* begin Stored data *
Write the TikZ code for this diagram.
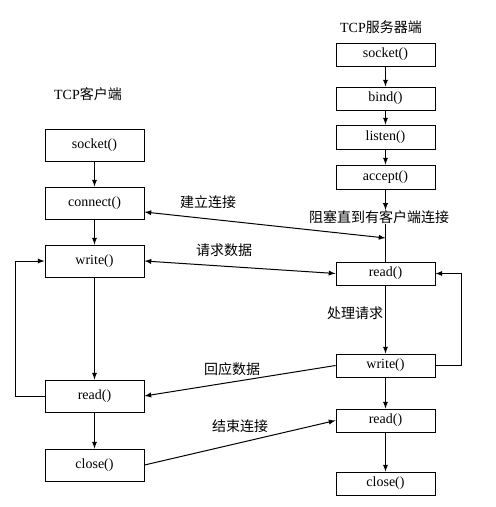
\documentclass[tikz,border=0pt]{standalone}
\usepackage{fontspec}
\setmainfont{Liberation Serif}
\newfontfamily\cjk{Noto Sans CJK SC}
\usepackage{tikz}
\usetikzlibrary{calc}

\begin{document}
\begin{tikzpicture}[x=0.75pt,y=-0.75pt,line width=0.75pt,>=latex,
		font=\fontsize{10.5}{12}\selectfont,
		cbox/.style={draw,minimum width=74.25pt,minimum height=24pt,inner sep=0pt},
		sbox/.style={draw,minimum width=74.25pt,minimum height=17.25pt,inner sep=0pt},
		lbl/.style={inner sep=0pt,font=\fontsize{10.5}{12}\selectfont\cjk}]
		\useasboundingbox (0,0) rectangle (496,507);
		% client
		\node at (88,94) (ctitle) {TCP{\cjk 客户端}};
		\node[cbox] at (94.5,145) (csocket) {socket()};
		\node[cbox] at (94.5,203) (cconnect) {connect()};
		\node[cbox] at (94.5,261) (cwrite) {write()};
		\node[cbox] at (94.5,396) (cread) {read()};
		\node[cbox] at (94.5,465) (cclose) {close()};
		\draw[->] (csocket) -- (cconnect);
		\draw[->] (cconnect) -- (cwrite);
		\draw[->] (cwrite) -- (cread);
		\draw[->] (cread) -- (cclose);
		\draw[->] (cread.west) -- ++(-29,0) |- (cwrite.west);
		% server
		\node at (381,27) (stitle) {TCP{\cjk 服务器端}};
		\node[sbox] at (385.5,54.5) (ssocket) {socket()};
		\node[sbox] at (385.5,98.5) (sbind) {bind()};
		\node[sbox,minimum height=18pt] at (385.5,137) (slisten) {listen()};
		\node[sbox,minimum height=18pt] at (385.5,177) (saccept) {accept()};
		\node[lbl] at (379,217) (sblock) {阻塞直到有客户端连接};
		\node[sbox] at (385.5,273.5) (sread) {read()};
		\node[sbox] at (385.5,365.5) (swrite) {write()};
		\node[sbox] at (385.5,420.5) (sreadb) {read()};
		\node[sbox] at (385.5,483.5) (sclose) {close()};
		\coordinate (sconn) at (385.5,238);
		\draw[->] (ssocket) -- (sbind);
		\draw[->] (sbind) -- (slisten);
		\draw[->] (slisten) -- (saccept);
		\draw[->] (saccept) -- (saccept |- sblock.north);
		\draw (saccept |- sblock.south) -- (sread.north);
		\draw[->] (sread) -- (swrite);
		\draw[->] (swrite) -- (sreadb);
		\draw[->] (sreadb) -- (sclose);
		\draw[->] (swrite.east) -- ++(26,0) |- (sread.east);
		\node[lbl] at (355,313) (sproc) {处理请求};
		% between
		\draw[<->] ($(cconnect.east)+(0,9)$) -- (sconn);
		\node[lbl] at (208,202) (lconn) {建立连接};
		\draw[<->] (cwrite.east) -- (sread.west);
		\node[lbl] at (224,250) (lreq) {请求数据};
		\draw[->] (swrite.west) -- (cread.east);
		\node[lbl] at (232,369) (lresp) {回应数据};
		\draw[->] (cclose.east) -- (sreadb.west);
		\node[lbl] at (240,426) (lend) {结束连接};
\end{tikzpicture}
\end{document}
* end Stored data *
## Written exercise
Exclude every picture and copy the remaining data exactly.

## Solution to this problem
Write the TikZ code for this diagram.
\documentclass[tikz,border=0pt]{standalone}
\usepackage{fontspec}
\setmainfont{Liberation Serif}
\newfontfamily\cjk{Noto Sans CJK SC}
\usepackage{tikz}
\usetikzlibrary{calc}

\begin{document}
\begin{tikzpicture}[x=0.75pt,y=-0.75pt,line width=0.75pt,>=latex,
		font=\fontsize{10.5}{12}\selectfont,
		cbox/.style={draw,minimum width=74.25pt,minimum height=24pt,inner sep=0pt},
		sbox/.style={draw,minimum width=74.25pt,minimum height=17.25pt,inner sep=0pt},
		lbl/.style={inner sep=0pt,font=\fontsize{10.5}{12}\selectfont\cjk}]
		\useasboundingbox (0,0) rectangle (496,507);
		% client
		\node at (88,94) (ctitle) {TCP{\cjk 客户端}};
		\node[cbox] at (94.5,145) (csocket) {socket()};
		\node[cbox] at (94.5,203) (cconnect) {connect()};
		\node[cbox] at (94.5,261) (cwrite) {write()};
		\node[cbox] at (94.5,396) (cread) {read()};
		\node[cbox] at (94.5,465) (cclose) {close()};
		\draw[->] (csocket) -- (cconnect);
		\draw[->] (cconnect) -- (cwrite);
		\draw[->] (cwrite) -- (cread);
		\draw[->] (cread) -- (cclose);
		\draw[->] (cread.west) -- ++(-29,0) |- (cwrite.west);
		% server
		\node at (381,27) (stitle) {TCP{\cjk 服务器端}};
		\node[sbox] at (385.5,54.5) (ssocket) {socket()};
		\node[sbox] at (385.5,98.5) (sbind) {bind()};
		\node[sbox,minimum height=18pt] at (385.5,137) (slisten) {listen()};
		\node[sbox,minimum height=18pt] at (385.5,177) (saccept) {accept()};
		\node[lbl] at (379,217) (sblock) {阻塞直到有客户端连接};
		\node[sbox] at (385.5,273.5) (sread) {read()};
		\node[sbox] at (385.5,365.5) (swrite) {write()};
		\node[sbox] at (385.5,420.5) (sreadb) {read()};
		\node[sbox] at (385.5,483.5) (sclose) {close()};
		\coordinate (sconn) at (385.5,238);
		\draw[->] (ssocket) -- (sbind);
		\draw[->] (sbind) -- (slisten);
		\draw[->] (slisten) -- (saccept);
		\draw[->] (saccept) -- (saccept |- sblock.north);
		\draw (saccept |- sblock.south) -- (sread.north);
		\draw[->] (sread) -- (swrite);
		\draw[->] (swrite) -- (sreadb);
		\draw[->] (sreadb) -- (sclose);
		\draw[->] (swrite.east) -- ++(26,0) |- (sread.east);
		\node[lbl] at (355,313) (sproc) {处理请求};
		% between
		\draw[<->] ($(cconnect.east)+(0,9)$) -- (sconn);
		\node[lbl] at (208,202) (lconn) {建立连接};
		\draw[<->] (cwrite.east) -- (sread.west);
		\node[lbl] at (224,250) (lreq) {请求数据};
		\draw[->] (swrite.west) -- (cread.east);
		\node[lbl] at (232,369) (lresp) {回应数据};
		\draw[->] (cclose.east) -- (sreadb.west);
		\node[lbl] at (240,426) (lend) {结束连接};
\end{tikzpicture}
\end{document}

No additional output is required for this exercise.